By Henry Srebrnik, Moncton Times & Transcript
In France, it’s another day, another prime minister. In two years, France has gone through six of them.
France’s political situation became increasingly unstable after President Emmanuel Macron’s called a snap parliamentary election in July 2024, resulting in a National Assembly divided into ideologically opposed factions deeply at odds with one another. Right and left-wing lawmakers hold over 320 seats, while centrists and allied conservatives hold 210, with no party having an overall majority.
On Sept. 8, then Prime Minister Francois Bayrou lost a parliamentary confidence vote over a planned austerity budget, after nine months in office. Sébastien Lecornu, his replacement, was a Macron loyalist, and Macron directed Lecornu “to consult the political forces represented in parliament with a view to adopting a budget for the nation and making the agreements essential for the decisions of the coming months.”
Lecornu replaced his predecessor to become France’s fourth prime minister in barely a year, after agreeing to suspend France’s controversial pension reform in a bid to garner more support from MPs. Lecornu survived two consecutive no-confidence votes on Oct. 16, averting another government collapse and giving Macron a respite before an even tougher fight over the national budget.
But every major law now turns on last-minute deals, and the next test is a spending plan that must pass before the end of the year. Bayrou’s previous government collapsed after he announced in July that two of the yearly public holidays would be permanently canceled to allow France to manage its unprecedented and unsustainable level of outstanding debt, which now stands at more than eight trillion dollars, or around 114 per cent of Gross Domestic Product (GDP). According to EU rules, member countries’ overall public debt should be no more than 60 per cent of GDP.
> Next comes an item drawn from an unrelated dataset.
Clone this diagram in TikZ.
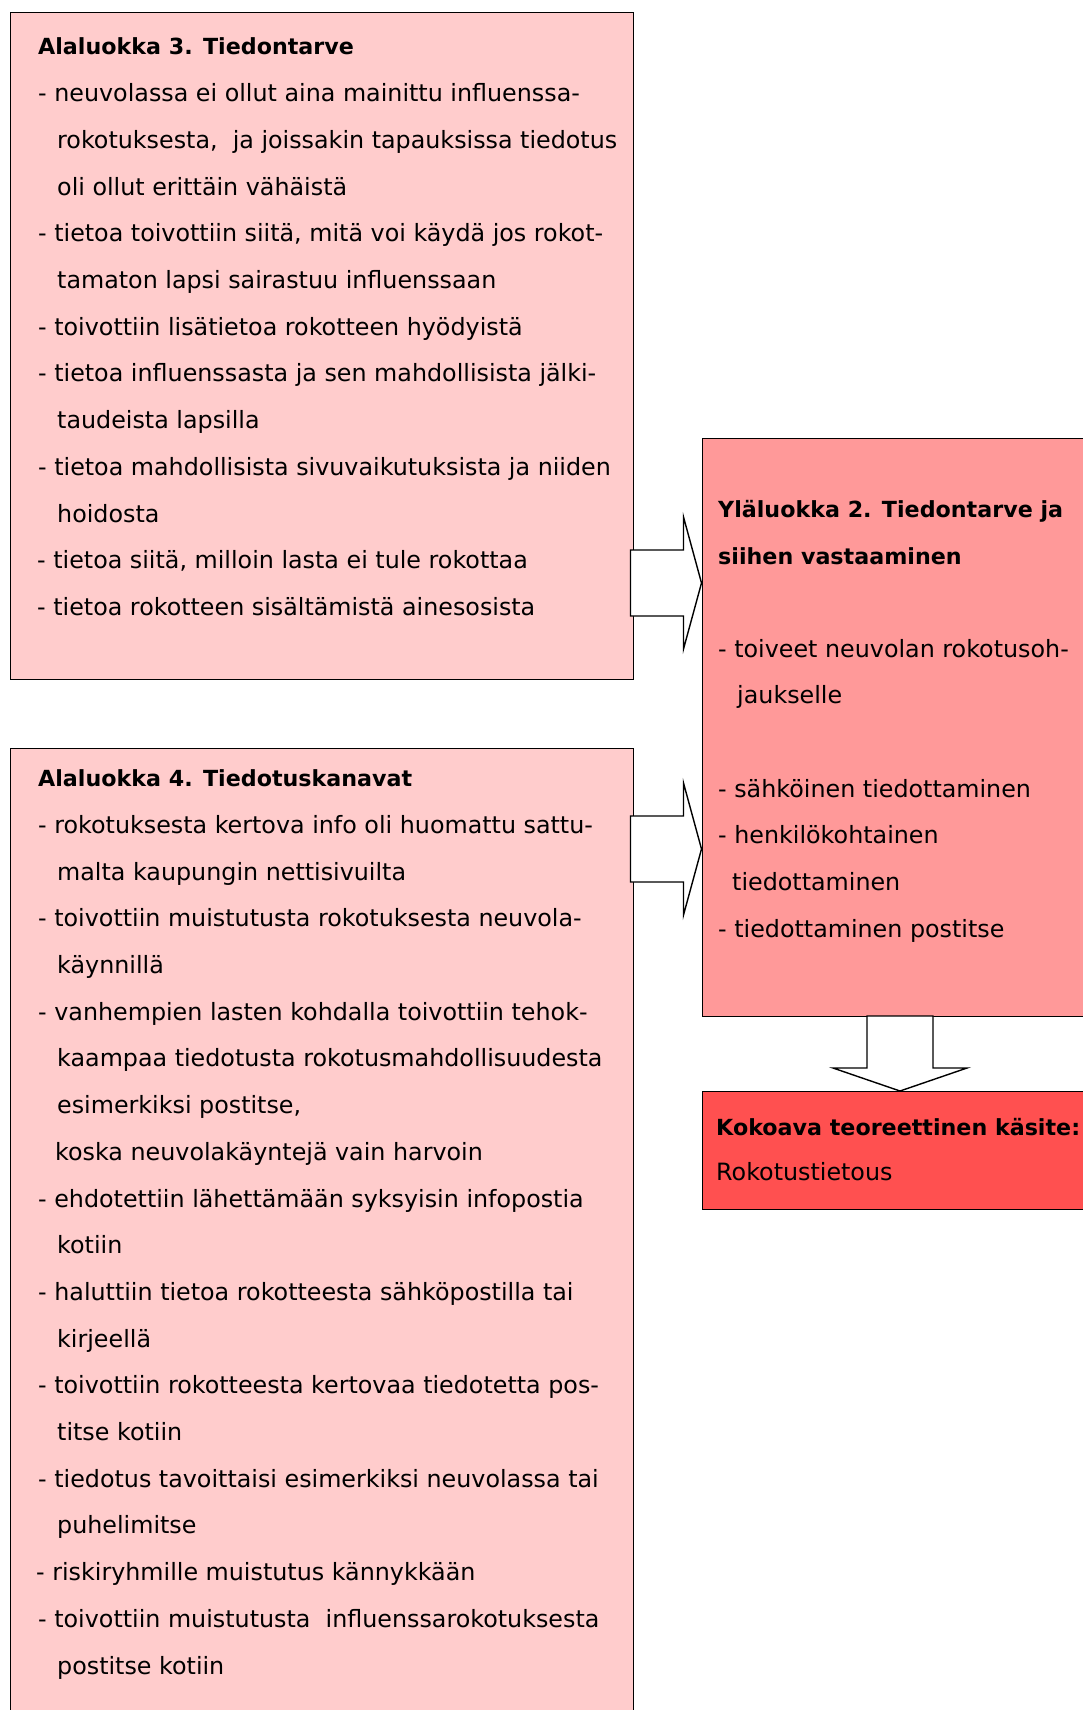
\documentclass[tikz,border=0pt]{standalone}
\usepackage{fontspec}
\setmainfont{DejaVu Sans}
\usepackage{tikz}
\usetikzlibrary{positioning,calc}
\definecolor{alapink}{HTML}{FFCCCC}
\definecolor{ylapink}{HTML}{FF9999}
\definecolor{kokored}{HTML}{FF5050}
\tikzset{
  box/.style={draw=black, line width=1.1pt, anchor=north west, inner sep=0pt},
  blockarrow/.style={draw=black, fill=white, line width=1.4pt, line join=miter},
  line/.style={anchor=base west, inner sep=0pt, font=\fontsize{23.8}{46.7}\selectfont},
  head/.style={line, font=\fontsize{22.2}{46.7}\selectfont\bfseries}
}

\begin{document}
\begin{tikzpicture}[x=1pt,y=-1pt]
      \useasboundingbox (0,0) rectangle (1082,1710);
      % boxes
      \node[box, fill=alapink, minimum width=623, minimum height=667] (a3) at (9.5,12) {};
      \node[box, fill=alapink, minimum width=623, minimum height=1000] (a4) at (9.5,748) {};
      \node[box, fill=ylapink, minimum width=420, minimum height=578] (y2) at (701.5,438) {};
      \node[box, fill=kokored, minimum width=420, minimum height=118] (kok) at (701.5,1091) {};

      % arrows
      \coordinate (t1) at (y2.west |- 0,583);
      \coordinate (t2) at (y2.west |- 0,849);
      \coordinate (t3) at (900,0 |- kok.north);
      \draw[blockarrow] (t1) -- ++(-18,-66) -- ++(0,33) -- ++(-53,0) -- ++(0,66) -- ++(53,0) -- ++(0,33) -- cycle;
      \draw[blockarrow] (t2) -- ++(-18,-66) -- ++(0,33) -- ++(-53,0) -- ++(0,66) -- ++(53,0) -- ++(0,33) -- cycle;
      \draw[blockarrow] (t3) -- ++(-67,-23) -- ++(34,0) -- ++(0,-52) -- ++(66,0) -- ++(0,52) -- ++(34,0) -- cycle;

      % Alaluokka 3
      \node[head] (a3-0) at (38,55) {Alaluokka 3. Tiedontarve};
      \foreach \r/\x/\t in {
        1/38/{- neuvolassa ei ollut aina mainittu influenssa-},
        2/57/{rokotuksesta,\ \ ja joissakin tapauksissa tiedotus},
        3/57/{oli ollut erittäin vähäistä},
        4/38/{- tietoa toivottiin siitä, mitä voi käydä jos rokot-},
        5/57/{tamaton lapsi sairastuu influenssaan},
        6/38/{- toivottiin lisätietoa rokotteen hyödyistä},
        7/38/{- tietoa influenssasta ja sen mahdollisista jälki-},
        8/57/{taudeista lapsilla},
        9/38/{- tietoa mahdollisista sivuvaikutuksista ja niiden},
        10/57/{hoidosta},
        11/37/{- tietoa siitä, milloin lasta ei tule rokottaa},
        12/37/{- tietoa rokotteen sisältämistä ainesosista}}
        \node[line] (a3-\r) at (\x,55+46.7*\r) {\t};

      % Alaluokka 4
      \node[head] (a4-0) at (38,786.7) {Alaluokka 4. Tiedotuskanavat};
      \foreach \r/\x/\t in {
        1/38/{- rokotuksesta kertova info oli huomattu sattu-},
        2/57/{malta kaupungin nettisivuilta},
        3/38/{- toivottiin muistutusta rokotuksesta neuvola-},
        4/57/{käynnillä},
        5/38/{- vanhempien lasten kohdalla toivottiin tehok-},
        6/57/{kaampaa tiedotusta rokotusmahdollisuudesta},
        7/57/{esimerkiksi postitse,},
        8/55/{koska neuvolakäyntejä vain harvoin},
        9/38/{- ehdotettiin lähettämään syksyisin infopostia},
        10/57/{kotiin},
        11/38/{- haluttiin tietoa rokotteesta sähköpostilla tai},
        12/57/{kirjeellä},
        13/38/{- toivottiin rokotteesta kertovaa tiedotetta pos-},
        14/57/{titse kotiin},
        15/38/{- tiedotus tavoittaisi esimerkiksi neuvolassa tai},
        16/57/{puhelimitse},
        17/36/{- riskiryhmille muistutus kännykkään},
        18/38/{- toivottiin muistutusta\ \ influenssarokotuksesta},
        19/57/{postitse kotiin}}
        \node[line] (a4-\r) at (\x,786.7+46.7*\r) {\t};

      % Ylaluokka 2
      \node[head] (y2-0) at (718,517) {Yläluokka 2. Tiedontarve ja};
      \node[head] (y2-1) at (718,564) {siihen vastaaminen};
      \foreach \r/\x/\t in {
        3/718/{- toiveet neuvolan rokotusoh-},
        4/737/{jaukselle},
        6/718/{- sähköinen tiedottaminen},
        7/718/{- henkilökohtainen},
        8/732/{tiedottaminen},
        9/718/{- tiedottaminen postitse}}
        \node[line] (y2-\r) at (\x,517+46.7*\r) {\t};

      % Kokoava kasite
      \node[head] (kok-0) at (716,1135) {Kokoava teoreettinen käsite:};
      \node[line] (kok-1) at (716,1180) {Rokotustietous};
\end{tikzpicture}
\end{document}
More than a quarter of that comes from pensions, which adds up to about 685 billion dollars a year. That’s a lot more than what the French state spends on security, justice, research, and infrastructure. That system was set up in the early postwar period, when people over 65 were only 18 per cent of the population. Today, the group aged 60 and over accounts for almost 28 per cent of the population while fertility has taken a nosedive. There are fewer younger workers paying taxes to fund current retirees.
The cost of servicing the national debt now consumes more money than all government departments except education and defence. There has even been the humiliating possibility of the French economy needing to be bailed out by the International Monetary Fund (IMF).
“The only wise thing to do now is to hold elections,” remarked Marine Le Pen, still the real leader of the right-wing National Rally. “The joke’s gone on long enough.” Le Pen still believes her party was robbed of victory in the 2024 parliamentary elections, when, after coming out on top in the first round of voting, it was defeated in the second round by the New Popular Front (Nouveau Front Populaire), a hastily cobbled together coalition of left-wing parties.
Le Pen has largely kept her distance from this chaos while appealing her March sentence in an embezzlement case that barred her from public office for five years. That has handed the leadership of the opposition to the firebrand Luc Mélenchon and his ultra-left movement “France Unbound” (“La France Insoumise”).
Despite her legal troubles, though, Le Pen, has a 35 per cent approval rate in the polls, more than double that of President Macron. The leftwing parties are collectively at 19 per cent.
Macron has left open the possibility of a referendum on the 2023 pension reform, contingent upon reaching an agreement on the reform's specifics. On Oct. 21 he emphasized that the reform is currently postponed, not cancelled or suspended, with the delay aimed at easing social tensions and enabling a broader dialogue between unions, employers, and the government.
Political commentator Nicolas Baverez has warned that “France finds itself paralysed by chaos, impotence and debt.” There are important municipal elections coming in March 2026, and then the presidential elections in May 2027. The president cannot run again in 2027, and all political parties have been trying to stake out their ideological ground ahead of the vote.
Macron came to power in 2017 promising to bridge the gap between left and right, business and labour, growth and social justice. And while he insists that he can extricate the country from the mess, he hasn’t much time remaining in his second term. Some are even calling for his resignation.
Will the Fifth French Republic even survive? It was formed in 1958 to replace the French Fourth Republic, which saw 16 prime ministers and 21 governments between 1946 and1958, none of which lasted much longer than a year. There were many small and poorly disciplined parties; several groupings even described themselves as “Independents.”
Charles de Gaulle’s new constitution was designed to sweep all that away. The system was built for a strong presidency and stable parliamentary majorities. The most significant powers were given to the president (elected for seven years) rather than a prime minister (dependent on the whim of the National Assembly). All of this has now fallen apart. Maybe they should rename the current political system the “the Fourth Republic Redux.”